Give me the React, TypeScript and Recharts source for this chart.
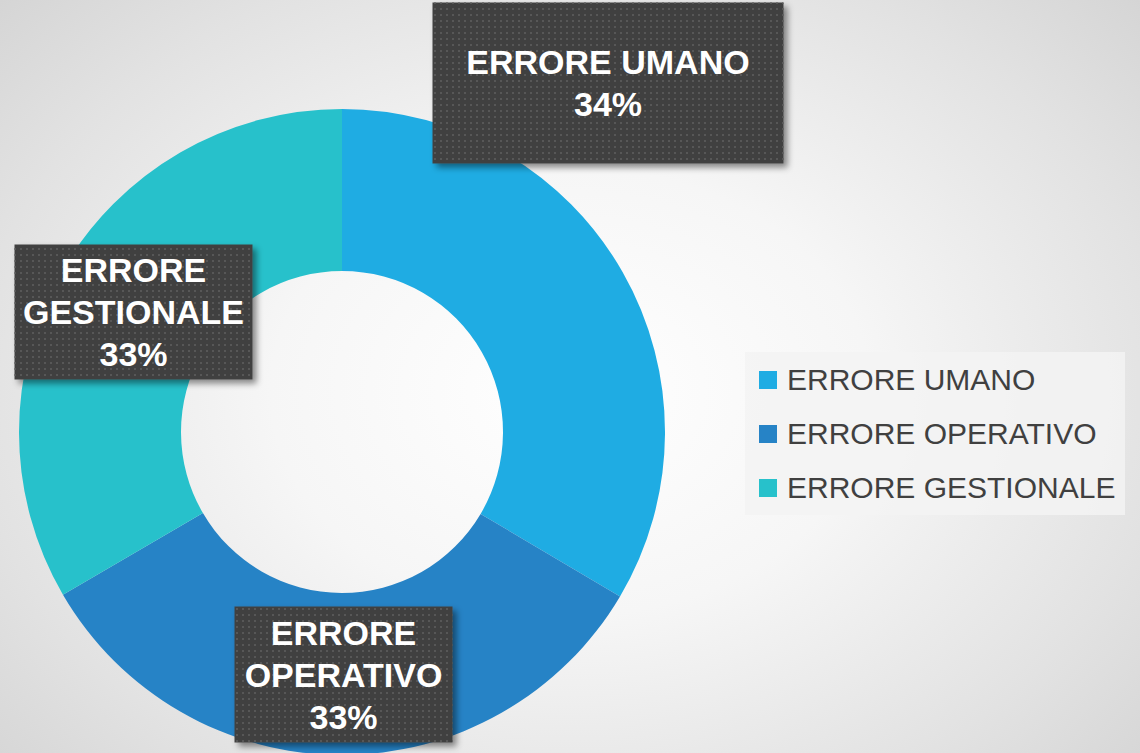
import React from 'react';
import { PieChart, Pie, Cell, Legend } from 'recharts';

const categories = ['ERRORE UMANO', 'ERRORE OPERATIVO', 'ERRORE GESTIONALE'];
const shares = [33.5, 33.1, 33.4];
const colors = ['#1FACE3', '#2683C6', '#27C1CB'];

const data = categories.map((name, i) => ({ name, value: shares[i] }));

// label boxes, offset from the donut centre
const labelBoxes = [
    { dx: 266, dy: -349, w: 351, h: 161, wrap: false },
    { dx: 1.5, dy: 242.5, w: 218, h: 136, wrap: true },
    { dx: -208.5, dy: -120, w: 238, h: 135, wrap: true },
];

const renderLabel = (props: any) => {
    const { cx, cy, index, name, percent } = props;
    const box = labelBoxes[index];
    const bx = cx + box.dx;
    const by = cy + box.dy;
    const lines = box.wrap ? name.split(' ') : [name];
    lines.push(`${Math.round(percent * 100)}%`);
    const step = 42;
    const top = by - ((lines.length - 1) * step) / 2;
    return (
        <g key={`lbl-${index}`}>
            <rect
                x={bx - box.w / 2}
                y={by - box.h / 2}
                width={box.w}
                height={box.h}
                fill="#404040"
                filter="url(#boxShadow)"
            />
            <rect
                x={bx - box.w / 2}
                y={by - box.h / 2}
                width={box.w}
                height={box.h}
                fill="url(#dots)"
            />
            {lines.map((ln: string, i: number) => (
                <text
                    key={i}
                    x={bx}
                    y={top + i * step}
                    textAnchor="middle"
                    dominantBaseline="central"
                    fill="#ffffff"
                    fontFamily="'Liberation Sans', Arial, sans-serif"
                    fontWeight="bold"
                    fontSize={34}
                >
                    {ln}
                </text>
            ))}
        </g>
    );
};

const LegendBox = () => (
    <div
        style={{
            width: 380,
            height: 163,
            background: 'rgba(243,243,243,0.85)',
            boxSizing: 'border-box',
            paddingTop: 1,
            paddingLeft: 14,
        }}
    >
        {categories.map((c, i) => (
            <div key={c} style={{ display: 'flex', alignItems: 'center', height: 54 }}>
                <div style={{ width: 18, height: 18, background: colors[i], marginRight: 10 }} />
                <span
                    style={{
                        fontFamily: "'Liberation Sans', Arial, sans-serif",
                        fontSize: 30,
                        color: '#404040',
                        whiteSpace: 'nowrap',
                    }}
                >
                    {c}
                </span>
            </div>
        ))}
    </div>
);

export default function App() {
    return (
        <div
            style={{
                position: 'absolute',
                left: 0,
                top: 0,
                width: 1140,
                height: 753,
                overflow: 'hidden',
                background: 'radial-gradient(ellipse 75% 85% at 50% 52%, #ffffff 0%, #f6f6f6 35%, #e2e2e2 70%, #cfcfcf 100%)',
            }}
        >
            <PieChart width={1140} height={753} margin={{ top: 0, right: 0, bottom: 0, left: 0 }}>
                <defs>
                    <pattern id="dots" width="6" height="6" patternUnits="userSpaceOnUse">
                        <rect x="2" y="2" width="2" height="2" fill="#575757" />
                    </pattern>
                    <filter id="boxShadow" x="-10%" y="-10%" width="125%" height="130%">
                        <feDropShadow dx="4" dy="4" stdDeviation="3" floodColor="#000" floodOpacity="0.45" />
                    </filter>
                </defs>
                <Pie
                    data={data}
                    dataKey="value"
                    nameKey="name"
                    cx={342}
                    cy={432}
                    innerRadius={161}
                    outerRadius={323}
                    startAngle={90}
                    endAngle={-270}
                    stroke="none"
                    label={renderLabel}
                    labelLine={false}
                    isAnimationActive={false}
                >
                    {data.map((d, i) => (
                        <Cell key={d.name} fill={colors[i]} />
                    ))}
                </Pie>
                <Legend
                    content={<LegendBox />}
                    wrapperStyle={{ position: 'absolute', left: 745, top: 352, width: 380, bottom: 'auto', right: 'auto' }}
                />
            </PieChart>
        </div>
    );
}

____

### EXERCISE
Write out an exact copy of the listing, first line through the line containing "Pie, Cell, Legend", with the pictures left out.

### RESULT OF THE TASK
Give me the React, TypeScript and Recharts source for this chart.
import React from 'react';
import { PieChart, Pie, Cell, Legend } from 'recharts';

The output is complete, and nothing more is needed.